Britain attempted Monday to contain a run on the country’s fifth largest mortgage lender amid fears that a sustained panic could damage the national economy should it further undermine the confidence of investors and consumers.
Treasury Chief Alistair Darling said the British government will guarantee all existing deposits at the troubled bank, Northern Rock PLC.
“I do recognize that people are concerned, that’s why we have put the matter beyond all doubt,” Darling said at a Downing Street news conference after a meeting with U.S. Treasury Secretary Henry Paulson.
Deposits “are safe and are guaranteed, that’s unequivocal,” he added as he sought to end the panic. “People can continue to take their money out of the Northern Rock bank, but if they choose to leave their money in the bank it will be guaranteed safe and secure.”
Even as Darling spoke, customers stood in lines outside of bank branches around Britain to withdraw all or some of their deposits. Spooked consumers have removed 2 billion pounds ($4 billion) since early Friday, when Northern Rock revealed that it had asked the central bank for emergency funds and warned that its profits would take a big hit.
Scenes of nervous depositors, broadcast nationwide, appeared to stoke further apprehension.
“Extensive news coverage of people queuing up to withdraw their savings from Northern Rock could well fuel the fears that other financial institutions will be affected and increase general concern about the economic outlook,” said Howard Archer, chief U.K. economist with Global Insight.
Archer said that if Northern Rock’s problems are not sorted out quickly, they could “have a significant dampening impact on both consumer and business confidence.”
The surprise and rapidity of Northern Rock PLC’s plight have raised questions about how the potential impact of the collapse of the U.S. subprime mortgage market on Britain was so underrated.
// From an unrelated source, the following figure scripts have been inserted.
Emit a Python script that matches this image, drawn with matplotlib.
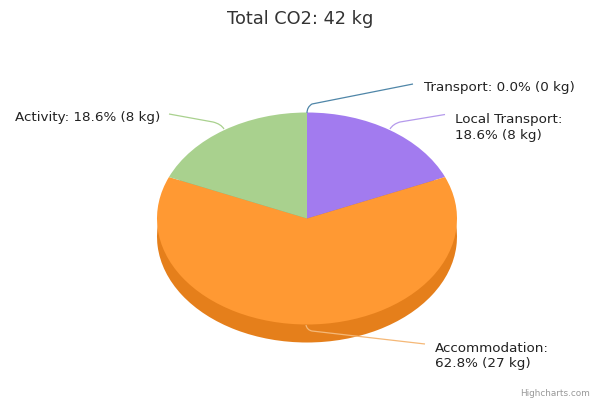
import matplotlib
matplotlib.use('Agg')
import matplotlib.pyplot as plt
from matplotlib.path import Path
from matplotlib.patches import PathPatch

categories = ['Transport', 'Local Transport', 'Accommodation', 'Activity']
co2_kg = [0, 8, 27, 8]
label_breaks = [False, True, True, False]
slice_colors = ['#4F86A8', '#A27BEF', '#FF9933', '#A9D18E']
side_colors = ['#3F6C88', '#8263C0', '#E57F1B', '#88A872']
line_colors = ['#4F86A8', '#B59AEC', '#F5B877', '#A9D18E']

# pie geometry in pixels
cx, cy, rx, ry, depth = 307, 218.5, 150, 106, 18

def px(x, y):
    return (x - cx) / rx, (cy - y) / ry

fig = plt.figure(figsize=(6, 4), dpi=100)
ax = fig.add_axes([0, 0, 1, 1])

# side of the disc first, then the top
ax.pie(co2_kg, colors=side_colors, startangle=90, counterclock=False,
       center=(0, -depth / ry), radius=1, frame=True)
ax.pie(co2_kg, colors=slice_colors, startangle=90, counterclock=False,
       center=(0, 0), radius=1, frame=True)
ax.set_aspect('auto')
ax.set_xlim(px(0, 0)[0], px(600, 0)[0])
ax.set_ylim(px(0, 400)[1], px(0, 0)[1])
ax.axis('off')

# connectors: label end, control point, pie edge
connectors = [
    [(413, 84), (312, 104), (307, 107), (307, 113)],
    [(445, 114.5), (400, 122), (393, 124), (390, 129)],
    [(425, 344), (312, 331), (307, 330), (306, 325)],
    [(169, 114), (213, 122), (221, 124), (224, 129)],
]
for pts, c in zip(connectors, line_colors):
    codes = [Path.MOVETO, Path.LINETO, Path.CURVE3, Path.CURVE3]
    ax.add_patch(PathPatch(Path([px(*p) for p in pts], codes), fc='none', ec=c, lw=0.9))

label_pos = [(424, 88, 'left'), (455, 127.5, 'left'), (435, 356, 'left'), (15, 118, 'left')]
total = sum(co2_kg)
for name, v, brk, (x, y, ha) in zip(categories, co2_kg, label_breaks, label_pos):
    sep = ':\n' if brk else ': '
    s = f'{name}{sep}{v / total * 100:.1f}% ({v} kg)'
    ax.text(*px(x, y), s, ha=ha, va='center', fontsize=9.7, color='#222222',
            family='DejaVu Sans', linespacing=1.25)

ax.text(*px(300, 19), 'Total CO2: 42 kg', ha='center', va='center', fontsize=12.8,
        color='#333333', family='DejaVu Sans')
ax.text(*px(590, 393), 'Highcharts.com', ha='right', va='center', fontsize=6.4,
        color='#999999', family='DejaVu Sans')

fig.savefig('out.png', dpi=100)
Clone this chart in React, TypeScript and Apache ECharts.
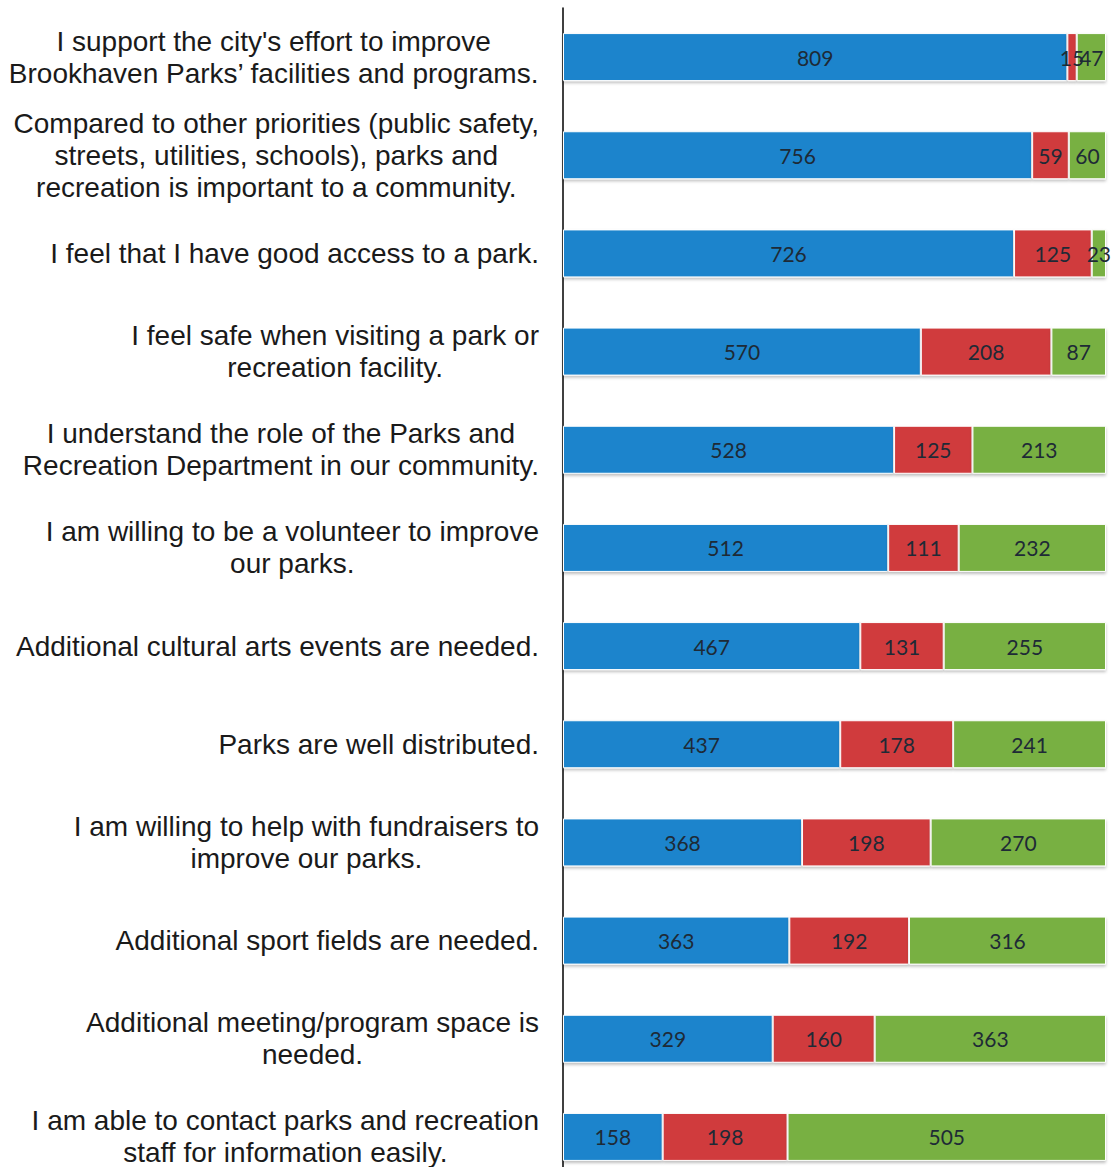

Northern Rock shares tumbled more than 35 percent to 282.75 pence ($5.68) after initially being suspended on Monday, extending losses of a similar magnitude on Friday.
Analysts said the panic by both investors and depositors has made it almost certain that Northern Rock will be sold.
“The images of customers queuing up in the high street has done irreparable damage to the franchise,” said Nic Clarke, an analyst for Charles Stanley & Co., suggesting that a buyer would have to move quickly to save the bank’s reputation.
On a grander scale, a crisis of confidence could spell the end of Britain’s decade of economic growth under former Treasury chief and current Prime Minister Gordon Brown, should consumers cut spending and bring an end to a booming housing market.
Peter Spencer, chief economic adviser to Ernst & Young’s ITEM Club, said that a worst-case scenario of the credit crisis could reduce Britain’s GDP growth by around 1 percent in 2008 and 2009.
Northern Rock was the first British bank in 15 years to be bailed out by the Bank of England, although it has yet to draw any of the funding it requested from the central bank at an emergency rate last week.
The mortgage lender was particularly susceptible to the global credit squeeze sparked by U.S. banks granting house loans to Americans with poor credit histories — the debts were then wrapped up in packages sold on to banks in Europe and elsewhere — because it relies on the wholesale markets for 75 percent of its funding.
Though Northern Rock made loans mostly to people with good credit, investors interested in mortgage-backed securities have grown scarce, as have the short-term loans from other institutions that he bank had relied upon.
Despite reassurances from Darling that Britain’s banking system is in good shape, shares in other mortgage providers also sank Monday.
Shares in Alliance & Leicester PLC dropped more than 15 percent, while another big lender, Bradford & Bingley PLC, fell 11 percent. HBOS PLC fell 5 percent, Royal Bank of Scotland Group PLC was off 4 percent and Barclays Bank PLC down 3 percent.
However, Darling said that no other financial institution had requested emergency funding.
If the government needed to intervene to repay Northern Rock customers, it would recover the funds from the lender’s assets, not from taxpayers, he said.
Opposition Conservative Party leader David Cameron led calls for a fuller explanation from the government.
“We need to know more about the chain of events that led to the bank’s intervention,” Cameron said, citing the potential need for regulation and transparency.
Analysts have blamed lending practices in Britain that saw some mortgage providers in recent years offering loans of up to 125 percent of a property’s value and of as much as six times a borrower’s annual salary.
The availability of credit helped prop up property prices as many Britons viewed the real estate ladder as a sure bet to make money.
Former U.S. Federal Reserve Chairman Alan Greenspan said that Britain was always more vulnerable to a credit squeeze than the United States because it has more adjustable rate mortgages, while Bank of England Governor Mervyn King has been urging caution in the housing market for some time.